I am aware that this works with facet_wrap.  My question is about facet_grid.  

Sorry that in my attempt to provide a minimal reproducible example I have used one with a single factor so that facet_wrap does much the same thing, but I think you get the idea.

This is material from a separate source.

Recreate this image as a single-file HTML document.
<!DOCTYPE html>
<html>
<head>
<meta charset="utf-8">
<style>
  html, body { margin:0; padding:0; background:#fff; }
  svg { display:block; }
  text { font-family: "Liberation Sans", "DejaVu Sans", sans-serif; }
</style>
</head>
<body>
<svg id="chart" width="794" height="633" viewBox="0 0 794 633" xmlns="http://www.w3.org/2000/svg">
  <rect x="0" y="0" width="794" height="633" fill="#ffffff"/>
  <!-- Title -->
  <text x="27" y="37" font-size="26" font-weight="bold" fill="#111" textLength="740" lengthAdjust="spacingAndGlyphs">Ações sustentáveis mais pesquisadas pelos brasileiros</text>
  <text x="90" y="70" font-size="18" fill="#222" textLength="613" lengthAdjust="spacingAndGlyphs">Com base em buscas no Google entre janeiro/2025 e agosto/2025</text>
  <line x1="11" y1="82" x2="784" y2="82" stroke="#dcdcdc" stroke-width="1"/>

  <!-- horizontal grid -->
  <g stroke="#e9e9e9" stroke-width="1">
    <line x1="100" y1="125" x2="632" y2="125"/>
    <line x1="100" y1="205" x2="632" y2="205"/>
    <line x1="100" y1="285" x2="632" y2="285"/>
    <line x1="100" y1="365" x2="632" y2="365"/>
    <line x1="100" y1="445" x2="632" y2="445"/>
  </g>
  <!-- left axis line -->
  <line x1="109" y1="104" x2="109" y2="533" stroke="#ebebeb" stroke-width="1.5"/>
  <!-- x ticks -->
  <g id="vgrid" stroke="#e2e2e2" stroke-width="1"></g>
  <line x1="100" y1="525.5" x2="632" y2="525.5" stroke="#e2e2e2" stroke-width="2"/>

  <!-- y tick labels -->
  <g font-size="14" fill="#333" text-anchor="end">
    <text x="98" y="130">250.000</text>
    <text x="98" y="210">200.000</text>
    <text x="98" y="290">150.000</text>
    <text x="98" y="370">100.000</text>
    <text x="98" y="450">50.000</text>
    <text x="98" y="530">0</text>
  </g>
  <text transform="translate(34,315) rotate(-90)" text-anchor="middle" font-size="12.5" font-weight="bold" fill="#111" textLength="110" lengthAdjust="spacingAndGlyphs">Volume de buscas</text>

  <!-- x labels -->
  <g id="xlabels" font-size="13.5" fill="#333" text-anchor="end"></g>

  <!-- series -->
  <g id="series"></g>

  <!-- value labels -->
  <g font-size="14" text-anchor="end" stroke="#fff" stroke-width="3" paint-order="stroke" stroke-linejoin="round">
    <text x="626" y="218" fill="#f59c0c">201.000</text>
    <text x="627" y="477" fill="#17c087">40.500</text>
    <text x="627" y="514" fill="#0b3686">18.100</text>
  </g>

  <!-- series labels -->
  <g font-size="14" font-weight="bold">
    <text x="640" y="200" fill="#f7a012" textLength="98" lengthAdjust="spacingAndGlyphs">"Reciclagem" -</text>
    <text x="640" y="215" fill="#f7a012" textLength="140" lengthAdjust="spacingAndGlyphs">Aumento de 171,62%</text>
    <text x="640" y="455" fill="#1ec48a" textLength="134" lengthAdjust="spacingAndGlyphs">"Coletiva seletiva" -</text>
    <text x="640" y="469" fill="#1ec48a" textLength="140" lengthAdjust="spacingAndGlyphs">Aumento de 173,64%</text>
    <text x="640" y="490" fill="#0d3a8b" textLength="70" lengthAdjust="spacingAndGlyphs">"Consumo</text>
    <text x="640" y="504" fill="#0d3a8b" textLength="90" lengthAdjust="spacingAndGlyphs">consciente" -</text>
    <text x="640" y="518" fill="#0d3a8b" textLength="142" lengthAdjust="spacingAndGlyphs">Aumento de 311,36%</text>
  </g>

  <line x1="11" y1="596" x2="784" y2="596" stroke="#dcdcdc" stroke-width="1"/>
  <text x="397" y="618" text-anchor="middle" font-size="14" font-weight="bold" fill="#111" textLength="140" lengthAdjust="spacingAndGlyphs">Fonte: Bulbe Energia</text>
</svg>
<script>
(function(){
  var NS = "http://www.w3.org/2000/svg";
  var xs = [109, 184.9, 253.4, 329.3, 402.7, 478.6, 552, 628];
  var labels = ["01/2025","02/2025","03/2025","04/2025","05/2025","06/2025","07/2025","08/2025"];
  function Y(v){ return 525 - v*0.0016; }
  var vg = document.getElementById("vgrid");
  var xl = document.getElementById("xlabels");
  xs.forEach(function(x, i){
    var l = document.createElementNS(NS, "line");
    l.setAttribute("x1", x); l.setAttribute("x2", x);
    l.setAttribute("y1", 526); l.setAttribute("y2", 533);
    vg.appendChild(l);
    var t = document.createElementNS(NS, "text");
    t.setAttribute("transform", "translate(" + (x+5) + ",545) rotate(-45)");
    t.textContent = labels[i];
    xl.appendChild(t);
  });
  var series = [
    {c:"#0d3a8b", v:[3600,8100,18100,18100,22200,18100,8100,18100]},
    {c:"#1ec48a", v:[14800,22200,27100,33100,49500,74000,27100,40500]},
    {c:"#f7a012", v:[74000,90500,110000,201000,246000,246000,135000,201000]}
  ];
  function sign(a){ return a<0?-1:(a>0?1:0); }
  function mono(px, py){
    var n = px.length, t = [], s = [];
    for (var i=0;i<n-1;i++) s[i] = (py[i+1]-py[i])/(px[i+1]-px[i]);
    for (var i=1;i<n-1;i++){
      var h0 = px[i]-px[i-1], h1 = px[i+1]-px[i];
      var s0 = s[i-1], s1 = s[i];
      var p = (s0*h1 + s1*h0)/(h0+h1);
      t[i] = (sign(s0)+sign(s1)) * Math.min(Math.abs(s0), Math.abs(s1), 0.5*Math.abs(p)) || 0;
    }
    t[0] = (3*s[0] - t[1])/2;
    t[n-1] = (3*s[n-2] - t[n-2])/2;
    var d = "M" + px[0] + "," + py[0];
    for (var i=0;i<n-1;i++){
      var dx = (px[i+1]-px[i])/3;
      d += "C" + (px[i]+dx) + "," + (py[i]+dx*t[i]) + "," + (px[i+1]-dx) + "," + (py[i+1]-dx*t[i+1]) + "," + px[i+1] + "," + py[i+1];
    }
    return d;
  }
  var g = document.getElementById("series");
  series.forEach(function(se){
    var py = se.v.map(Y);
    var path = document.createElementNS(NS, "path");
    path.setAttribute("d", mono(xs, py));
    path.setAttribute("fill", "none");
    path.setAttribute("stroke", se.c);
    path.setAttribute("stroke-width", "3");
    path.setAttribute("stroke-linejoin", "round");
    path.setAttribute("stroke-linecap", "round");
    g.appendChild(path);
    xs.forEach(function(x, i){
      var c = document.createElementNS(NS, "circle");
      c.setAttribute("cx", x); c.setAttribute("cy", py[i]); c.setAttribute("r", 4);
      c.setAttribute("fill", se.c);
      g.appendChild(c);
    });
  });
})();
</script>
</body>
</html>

In earlier ggplot, scale="free_y" was a valid argument for facet_grid.  Now it seems to have no effect? 

---
Carl Boettiger
http://carlboettiger.info

sent from mobile device; my apologies for any terseness or typos

> On Jun 4, 2014 6:58 PM, "Ito, Kaori (Groton)" <Kaor...@pfizer.com> wrote:
>>
>> Try:
>>
>> mt + facet_wrap(~cyl ,scale="free_y")
>>
>>  
>>
>>  
>>
>> From: ggp...@googlegroups.com [mailto:ggp...@googlegroups.com] On Behalf Of Carl Boettiger
>> Sent: Wednesday, June 04, 2014 7:43 PM
>> To: ggp...@googlegroups.com
>> Subject: scales='free_y' has no effect in facet_grid?
>>
>>  
>>
>> Hi folks,
>>
>>  
>>
>> Maybe I'm doing something stupid here; perhaps someone can set me straight.  I try (from the facet_grid documentation): 
>>
>>  
>>
>>     mt <- ggplot(mtcars, aes(mpg, wt, colour = factor(cyl))) + geom_point()
>>
>>     mt + facet_grid(. ~ cyl, scales = "free_y")
>>
>>  
>>
>> and I get something like:
>>
>>  
>>

Ito, Kaori (Groton)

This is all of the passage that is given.